Airlines move beyond orthodox marketing techniques

Airlines must facilitate meaningful customer care and rapid response, thereby influencing a positive public perception to maintain brand loyalty on social media.

Airlines have a lot to look into: steading fares, competing for the best on-board facilitates, food quality, customer care, and getting you and about 200 other people up in the air and safely back down to the next airport. With so many things to juggle, one thing airlines can be sure of are a massive number of complaints and unhappy passengers.

Average travellers aren’t looking to be loyal 

Unless your company has a tie up with an airline group or you are a happy mile collector, it’s hard to find people who actively choose an airline based on the brand. Given how pocket pinching flights are, customers are more likely to book tickets on specials, or whatever the cheapest flight is, if they are booking on short notice.

In 2014 KLM scored major points for their 2014 #happytohelp campaign where a dedicated team scanned social media sites and provided exceptional customer service in real time on twitter and Facebook. If customers were angry or confused about any issue before, during, or after their travel, KLM’s team would respond to their comment or question and give them solid pointers on what they could do or offer them an apology if they had a less-than-lovely experience.

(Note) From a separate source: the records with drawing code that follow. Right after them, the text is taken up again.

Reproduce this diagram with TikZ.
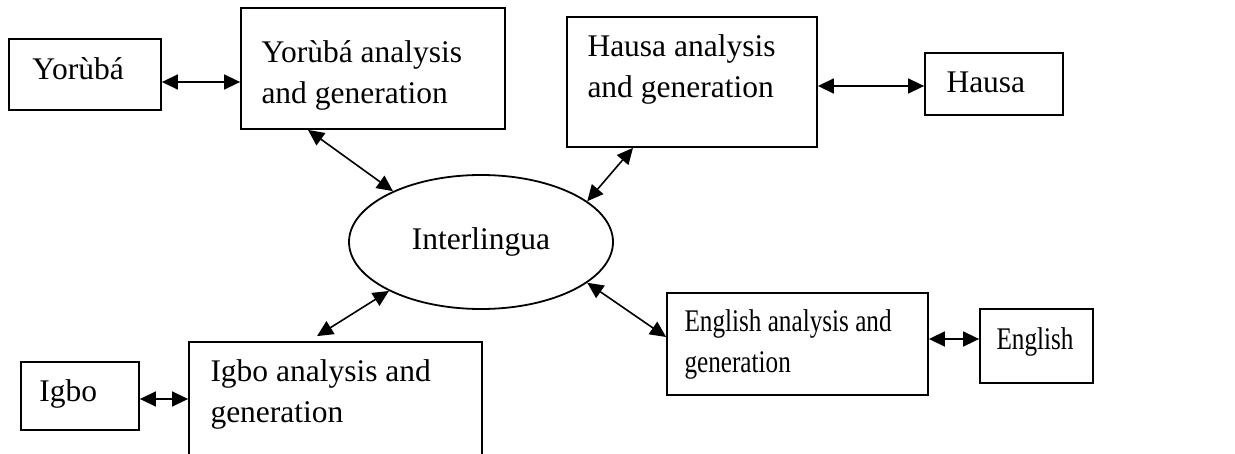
\documentclass[tikz,border=0pt]{standalone}
\usepackage{fontspec}
\setmainfont{Liberation Serif}
\newfontfamily\narrowfont{Liberation Serif}[FakeStretch=0.8]
\usetikzlibrary{positioning,shapes.geometric,arrows.meta}

\begin{document}
\begin{tikzpicture}[x=0.5pt,y=-0.5pt,
  box/.style={draw,line width=0.9pt,inner sep=0pt},
  lbl/.style={font=\fontsize{15.75}{20.5}\selectfont,align=left,inner sep=0pt},
  narrow/.style={font=\narrowfont\fontsize{15.75}{20.5}\selectfont},
  link/.style={line width=0.8pt,{Triangle[length=8pt,width=7.5pt]}-{Triangle[length=8pt,width=7.5pt]}}]
  \useasboundingbox (0,0) rectangle (1235,454);
  \clip (0,0) rectangle (1235,454);

  \node[box,minimum width=76pt,minimum height=35.5pt] (yor) at (85,74.5) {};
  \node[box,minimum width=132pt,minimum height=60.5pt] (yan) at (373,68.5) {};
  \node[box,minimum width=125pt,minimum height=65pt] (han) at (692,82) {};
  \node[box,minimum width=69pt,minimum height=31pt] (hau) at (994,84) {};
  \node[box,ellipse,minimum width=132pt,minimum height=67pt,font=\fontsize{15.75}{20.5}\selectfont] (ilg) at (481,242) {Interlingua};
  \node[box,minimum width=146.5pt,minimum height=64pt] (ian) at (335.5,406) {};
  \node[box,minimum width=59pt,minimum height=34pt] (igb) at (80,396) {};
  \node[box,minimum width=130.5pt,minimum height=51pt] (ean) at (797.5,344) {};
  \node[box,minimum width=56.5pt,minimum height=37pt] (eng) at (1036.5,346) {};

  \node[lbl,below right=20.5pt and 12pt of yor.north west,anchor=base west] (yortext) {Yorùbá};
  \node[lbl,below right=48pt and 10.5pt of yan.north west,anchor=base west] (yantext) {Yorùbá analysis\\and generation};
  \node[lbl,below right=40.5pt and 10.5pt of han.north west,anchor=base west] (hantext) {Hausa analysis\\and generation};
  \node[lbl,below right=20pt and 11pt of hau.north west,anchor=base west] (hautext) {Hausa};
  \node[lbl,below right=40.5pt and 11pt of ian.north west,anchor=base west] (iantext) {Igbo analysis and\\generation};
  \node[lbl,below right=20pt and 9.5pt of igb.north west,anchor=base west] (igbtext) {Igbo};
  \node[lbl,narrow,below right=40pt and 9pt of ean.north west,anchor=base west] (eantext) {English analysis and\\generation};
  \node[lbl,narrow,below right=20.5pt and 8.5pt of eng.north west,anchor=base west] (engtext) {English};

  \draw[link] ([yshift=-3.75pt]yor.east) -- ([yshift=-3.75pt]yor.east -| yan.west);
  \draw[link] ([yshift=-2pt]han.east) -- ([yshift=-2pt]han.east -| hau.west);
  \draw[link] ([yshift=-1.5pt]igb.east) -- ([yshift=-1.5pt]igb.east -| ian.west);
  \draw[link] ([yshift=2.5pt]ean.east) -- ([yshift=2.5pt]ean.east -| eng.west);

  \draw[link] ([xshift=-32.5pt]yan.south) -- (ilg.150);
  \draw[link] ([xshift=-29.5pt]han.south) -- (ilg.21);
  \draw[link] ([xshift=-9.25pt,yshift=2.5pt]ian.north) -- (ilg.208);
  \draw[link] ([yshift=3.5pt]ean.west) -- (ilg.-21);
\end{tikzpicture}
\end{document}
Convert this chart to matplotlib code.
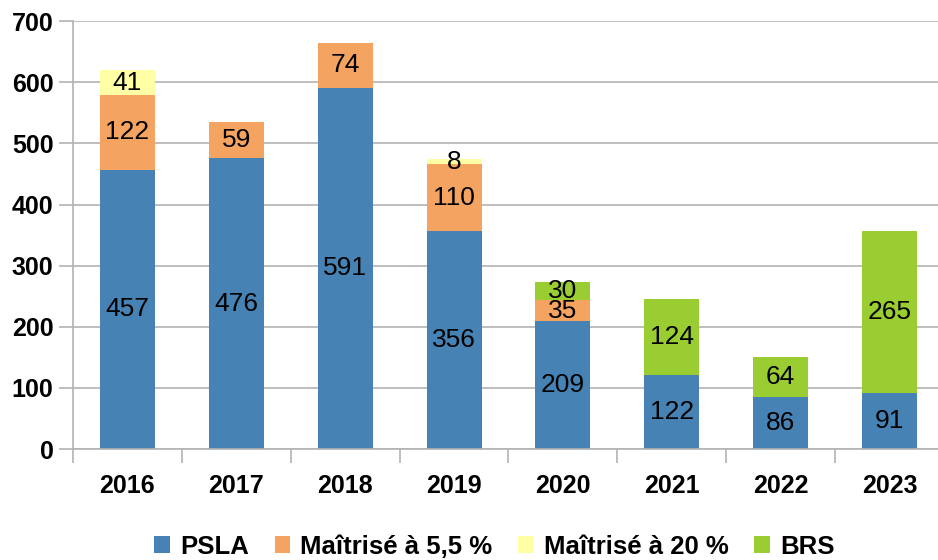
import matplotlib.pyplot as plt
import numpy as np

plt.rcParams['font.family'] = ['Liberation Sans', 'DejaVu Sans']

annees = ['2016', '2017', '2018', '2019', '2020', '2021', '2022', '2023']
psla = [457, 476, 591, 356, 209, 122, 86, 91]
maitrise_55 = [122, 59, 74, 110, 35, 0, 0, 0]
maitrise_20 = [41, 0, 0, 8, 0, 0, 0, 0]
brs = [0, 0, 0, 0, 30, 124, 64, 265]

series = [
    ('PSLA', psla, '#4682b4'),
    ('Maîtrisé à 5,5 %', maitrise_55, '#f4a460'),
    ('Maîtrisé à 20 %', maitrise_20, '#ffffa6'),
    ('BRS', brs, '#9acd32'),
]

fig = plt.figure(figsize=(9.38, 5.6), dpi=100)
ax = fig.add_axes([0.0778, 0.198, 0.9286, 0.7643])

x = np.arange(len(annees))
bas = np.zeros(len(annees))
for nom, vals, col in series:
    vals = np.array(vals, dtype=float)
    ax.bar(x, vals, 0.505, bottom=bas, color=col, label=nom, zorder=2)
    for xi, v, b in zip(x, vals, bas):
        if v > 0:
            ax.text(xi, b + v / 2, str(int(v)), ha='center', va='center',
                    fontsize=19, color='black', zorder=3)
    bas += vals

ax.set_xlim(-0.5, 7.5)
ax.set_ylim(0, 700)
ax.set_yticks(range(0, 701, 100))
ax.set_xticks(x)
ax.set_xticklabels(annees, fontsize=18, fontweight='bold')
ax.set_xticks(np.arange(-0.5, 8, 1), minor=True)
ax.tick_params(axis='x', which='major', length=0, pad=18)
ax.tick_params(axis='x', which='minor', length=10, color='#b3b3b3', width=1.2)
ax.tick_params(axis='y', length=10, color='#b3b3b3', width=1.2, labelsize=18, pad=4)
for lab in ax.get_yticklabels():
    lab.set_fontweight('bold')

ax.grid(axis='y', color='#b3b3b3', linewidth=1.2, zorder=0)
ax.set_axisbelow(True)
for s in ['top', 'right']:
    ax.spines[s].set_visible(False)
for s in ['left', 'bottom']:
    ax.spines[s].set_color('#b3b3b3')
    ax.spines[s].set_linewidth(1.2)

fig.legend(loc='center', bbox_to_anchor=(0.527, 0.024), ncol=4, frameon=False,
           prop={'size': 18.5, 'weight': 'bold'}, handlelength=0.6,
           handleheight=0.6, handletextpad=0.4, columnspacing=1.0)

fig.savefig('out.png', dpi=100)
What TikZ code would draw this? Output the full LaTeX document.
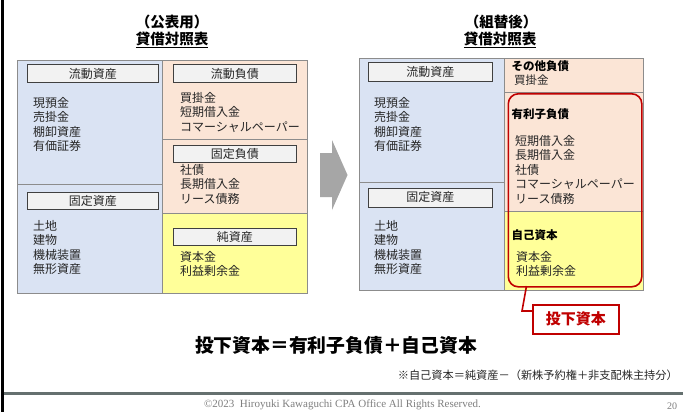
\documentclass[tikz,border=0pt]{standalone}
\usepackage{fontspec}
\setmainfont{Noto Sans CJK JP}
\newfontfamily\serifrm{Liberation Serif}
\definecolor{cblue}{HTML}{DAE3F3}
\definecolor{cpeach}{HTML}{FBE5D6}
\definecolor{cyellow}{HTML}{FFFF99}
\definecolor{cborder}{HTML}{8C8C8C}
\definecolor{hfill}{HTML}{F2F2F2}
\definecolor{hborder}{HTML}{404040}
\definecolor{cred}{HTML}{C00000}
\definecolor{agray}{HTML}{A6A6A6}
\definecolor{txt}{HTML}{262626}
\definecolor{fgray}{HTML}{7F7F7F}
\definecolor{lgray}{HTML}{65706F}
\tikzset{
  cell/.style={draw=cborder, line width=0.8pt, anchor=north west, inner sep=0pt},
  hbox/.style={draw=hborder, fill=hfill, line width=0.7pt, anchor=north west, inner sep=0pt,
    font=\fontsize{12}{14}\selectfont, text=txt},
  lst/.style={anchor=north west, inner sep=0pt, align=left,
    font=\fontsize{12}{14.5}\selectfont, text=txt},
  btitle/.style={inner sep=0pt, font=\fontsize{14.5}{16}\selectfont\bfseries, text=black},
  blabel/.style={anchor=west, inner sep=0pt, font=\fontsize{11.5}{14}\selectfont\bfseries, text=black},
}
\begin{document}
\begin{tikzpicture}[x=1pt,y=-1pt]
\useasboundingbox (0,0) rectangle (683,412);
\fill[white] (0,0) rectangle (683,412);
% page frame lines
\draw[black, line width=2.2pt] (2.5,0) -- (2.5,412);
\draw[lgray, line width=2.5pt] (3.6,393.5) -- (683,393.5);

% ---------- left table ----------
\node[btitle] (t1a) at (172,22) {（公表用）};
\node[btitle] (t1b) at (172,40) {\underline{貸借対照表}};
\node[cell, fill=cblue, minimum width=145pt, minimum height=124pt] (la) at (17,60) {};
\node[cell, fill=cblue, minimum width=145pt, minimum height=109pt] (lb) at (17,184) {};
\node[cell, fill=cpeach, minimum width=145pt, minimum height=79pt] (ra) at (162,60) {};
\node[cell, fill=cpeach, minimum width=145pt, minimum height=74pt] (rb) at (162,139) {};
\node[cell, fill=cyellow, minimum width=145pt, minimum height=80pt] (rc) at (162,213) {};

\node[hbox, minimum width=131pt, minimum height=18pt] (h1) at (27,64.5) {流動資産};
\node[hbox, minimum width=131pt, minimum height=17pt] (h2) at (27,192) {固定資産};
\node[hbox, minimum width=123pt, minimum height=18pt] (h3) at (173,64.5) {流動負債};
\node[hbox, minimum width=123pt, minimum height=17pt] (h4) at (173,145) {固定負債};
\node[hbox, minimum width=123pt, minimum height=17pt] (h5) at (173,228) {純資産};

\node[lst] (l1) at (33,97) {現預金\\売掛金\\棚卸資産\\有価証券};
\node[lst] (l2) at (33,220) {土地\\建物\\機械装置\\無形資産};
\node[lst] (l3) at (180,92) {買掛金\\短期借入金\\コマーシャルペーパー};
\node[lst] (l4) at (180,164) {社債\\長期借入金\\リース債務};
\node[lst] (l5) at (180,251) {資本金\\利益剰余金};

% ---------- arrow ----------
\fill[agray] (320,153) -- (332,153) -- (332,140) -- (347.5,175) -- (332,210) -- (332,197) -- (320,197) -- cycle;

% ---------- right table ----------
\node[btitle] (t2a) at (501,22) {（組替後）};
\node[btitle] (t2b) at (500,40) {\underline{貸借対照表}};
\node[cell, fill=cblue, minimum width=145pt, minimum height=124pt] (ma) at (359,58) {};
\node[cell, fill=cblue, minimum width=145pt, minimum height=108pt] (mb) at (359,182) {};
\node[cell, fill=cpeach, minimum width=139pt, minimum height=34pt] (na) at (504,58) {};
\node[cell, fill=cpeach, minimum width=139pt, minimum height=119pt] (nb) at (504,92) {};
\node[cell, fill=cyellow, minimum width=139pt, minimum height=79pt] (nc) at (504,211) {};

\node[hbox, minimum width=124pt, minimum height=19pt] (h6) at (368,62) {流動資産};
\node[hbox, minimum width=124pt, minimum height=19pt] (h7) at (368,187.5) {固定資産};

\node[lst] (m1) at (374,97) {現預金\\売掛金\\棚卸資産\\有価証券};
\node[lst] (m2) at (374,220) {土地\\建物\\機械装置\\無形資産};

\node[blabel] (b1) at (511.5,66) {その他負債};
\node[lst, font=\fontsize{11.5}{14}\selectfont] (n1) at (514,74.5) {買掛金};
\node[blabel] (b2) at (511.5,114.5) {有利子負債};
\node[lst] (n2) at (515,135) {短期借入金\\長期借入金\\社債\\コマーシャルペーパー\\リース債務};
\node[blabel] (b3) at (511.5,235) {自己資本};
\node[lst] (n3) at (516,251) {資本金\\利益剰余金};

% red rounded frame and callout
\node[draw=cred, line width=1.6pt, rounded corners=10pt, anchor=north west, inner sep=0pt,
  minimum width=133.5pt, minimum height=193pt] (red) at (507.5,93) {};
\node[draw=cred, fill=white, line width=1.6pt, anchor=north west, inner sep=0pt,
  minimum width=86pt, minimum height=29pt, text=cred,
  font=\fontsize{15}{16}\selectfont\bfseries] (call) at (532,304) {投下資本};
\coordinate (cp) at (522,311);
\coordinate (ctop) at (526.5,286);
\draw[cred, line width=1.6pt] (ctop) -- (cp) -- (cp -| call.west);

% ---------- bottom texts ----------
\node[inner sep=0pt, font=\fontsize{18.8}{20}\selectfont\bfseries, text=black] (eq) at (336,345)
  {投下資本＝有利子負債＋自己資本};
\node[anchor=east, inner sep=0pt, font=\fontsize{11.2}{12}\selectfont, text=txt] (note) at (678,375)
  {※自己資本＝純資産－（新株予約権＋非支配株主持分）};
\node[inner sep=0pt, font=\serifrm\fontsize{11}{12}\selectfont, text=fgray] (copy) at (342.5,405)
  {©2023\ \ Hiroyuki Kawaguchi CPA Office All Rights Reserved.};
\node[inner sep=0pt, font=\serifrm\fontsize{10}{12}\selectfont, text=fgray] (pg) at (672,406.5) {20};
\end{tikzpicture}
\end{document}
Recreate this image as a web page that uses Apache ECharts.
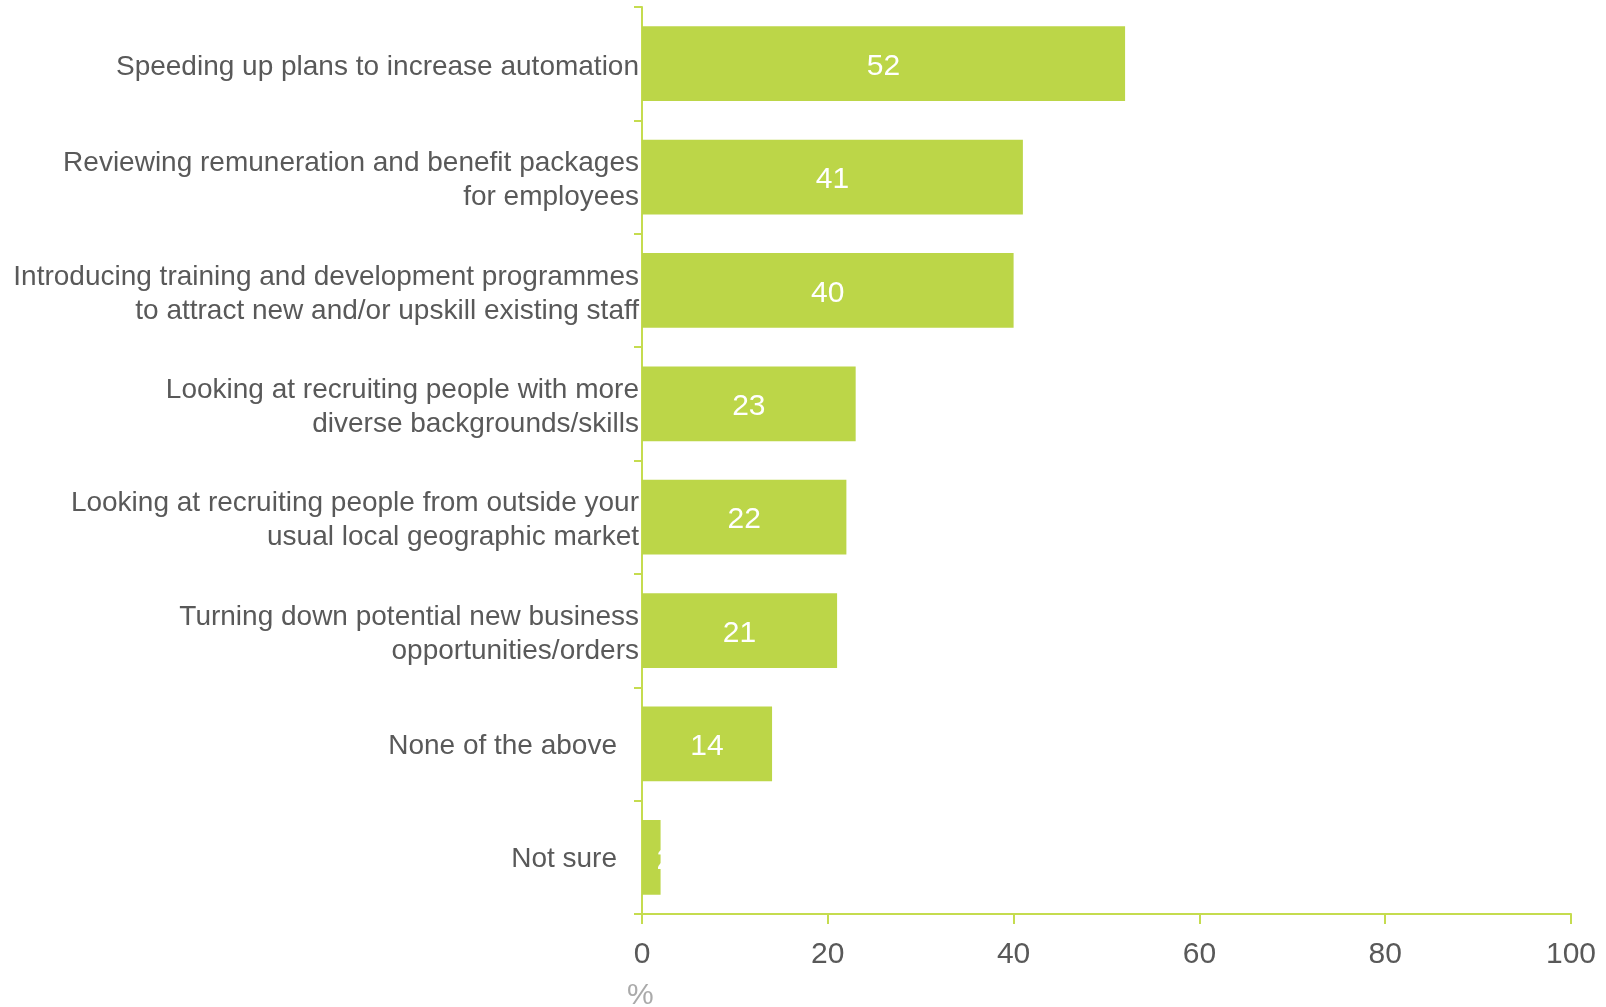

Cheap tickets, free flights, are great for a temporary buzz

Getting some brand time by getting customers to access super cheap tickets for a  limited time or holding competitions to win free trips can get airlines to receive some heavy engagement traffic on the internet. For example, a friend winning free airline tickets to Bali, or being the lucky 20 to score air tickets for peanuts, thanks to a last minute Facebook “Like” offer,  are a few ways social media and jet setting are coming together. KLM wins this round too, because they took engagement seriously.

The gravy was in the specifics and expansiveness of the #happytohelp campaign; the social media team did much more then address complaints. Some select passengers got personalized Spanish classes for their holiday in Spain, tailored weather reports from a confused passenger traveling to Ibiza, and even a wake up call with a hot breakfast at the airport before an early morning flight. Using passenger details so specifically and the timely execution using social media have ensured that KLM will stick in the minds of their clients.

Twitterization and gamifying 

Closer home, Jet Airways launched the #JetInstant twitter handle that informs customers about slashed airline rates and flight status.

A flyer sent

Air France did something particularly clever in Singapore and Japan airports last year by handing out tablets for passengers to play a 15 minute game that involved slashing clouds. Real time scores were displayed, and the prize was an instant upgrade to business class on their flight. And one upgraded customer will be sure to snap a picture of their new bussiness class ticket, upload it on to Facebook and tag the airline. Pretty sweet and organic.

Airlines will boost loyalty if they can deal with crisis in an effective, timely, and transparent manner with the help of social media. Social media is a powerful tool that some airlines are being throughly clever about.